What you need to know before building an extension
If you’ve outgrown your house, building an extension is a great way to add extra space without having to move. To help with your planning, we take you through the different types of extension, planning and design considerations, plus tips for living in a building site.
Types of extensions
- Loft – Using the space in your roof is a straightforward option – but you’ll need to check how much space your roof structure allows for. You’ll need to consider things like the amount of standing room in your loft, where you’d put windows and stairs, and where would you relocate the water tank to. If your current loft isn’t overly spacious or the roof pitch is too steep, you may want to go for a dormer loft or change the roof structure – these will be more expensive options but will give you increased living space.
- Garage – A great way to add more downstairs living space or a spare bedroom, although you should think about the shape of your garage and how you’ll use the space. Most garages are long and thin, so it makes sense to split the space in two – a bedroom with a shower room, or playroom and an office, are good combinations. Make sure that you get the space properly insulated and ventilated – and consider leaving a small section as garage space to store essential items.
- Single or double storey extension – Probably the most complicated option as you’re adding to the footprint of your house and, depending on the size, you may need full planning permission.

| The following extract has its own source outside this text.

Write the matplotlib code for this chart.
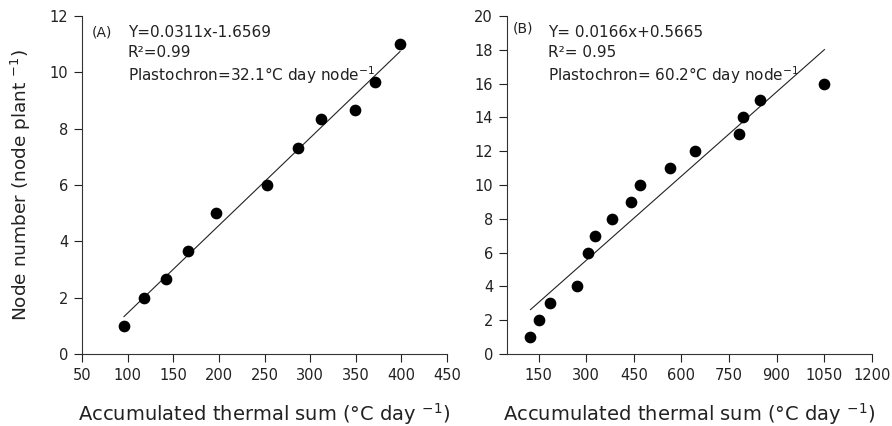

You’ll also need to plan the flow of new rooms with the old layout, to give you a space which really works for your family. If budget allows, it’s a good idea to think long-term with this type of extension – if you may need more bedroom space in a few years, it’ll probably be more cost effective to go straight for a double storey extension.
There are 2 types of planning:
- Permitted Development – Applies to work which doesn’t need a planning application. The type of property you live in, planned size of the extension, and whether you live in a designated area, will affect what you’re able to do under permitted development.
- Full planning permission – If your plans don’t fall into permitted development, you’ll need to submit a planning application, and it’s worth getting the help of an architect or structural engineer, so that your designs and drawings meet the necessary planning and building regulations.
Living in a building site
Once your building starts, it’s likely that you’ll be living with disruption for a while, so try to plan ahead as much as possible.
What to expect:
- It might be cold if your build happens during winter.
- Your water might be off if your tank is relocated.
- If your bathroom or kitchen are out of action you won’t be able to wash or cook.
- If your house looks like a building site, think about the safety of small children and pets.
- Move out for a while – to friends or family or even an onsite caravan.
- Coincide the major disruption with a holiday.
- Keep one room clean, tidy and free from work as a retreat from the chaos.
- Join a gym so you can use the shower.
Don’t forget to tell your insurers
Before committing to any work , be sure to understand whether your home insurance will cover your plans - as there's likely to be restrictions to the type of work that will be covered, or you may need to get specialist insurance in place. Don't forget once you've completed the project to adjust your contents sums insured or number of bedrooms if you've increased in size.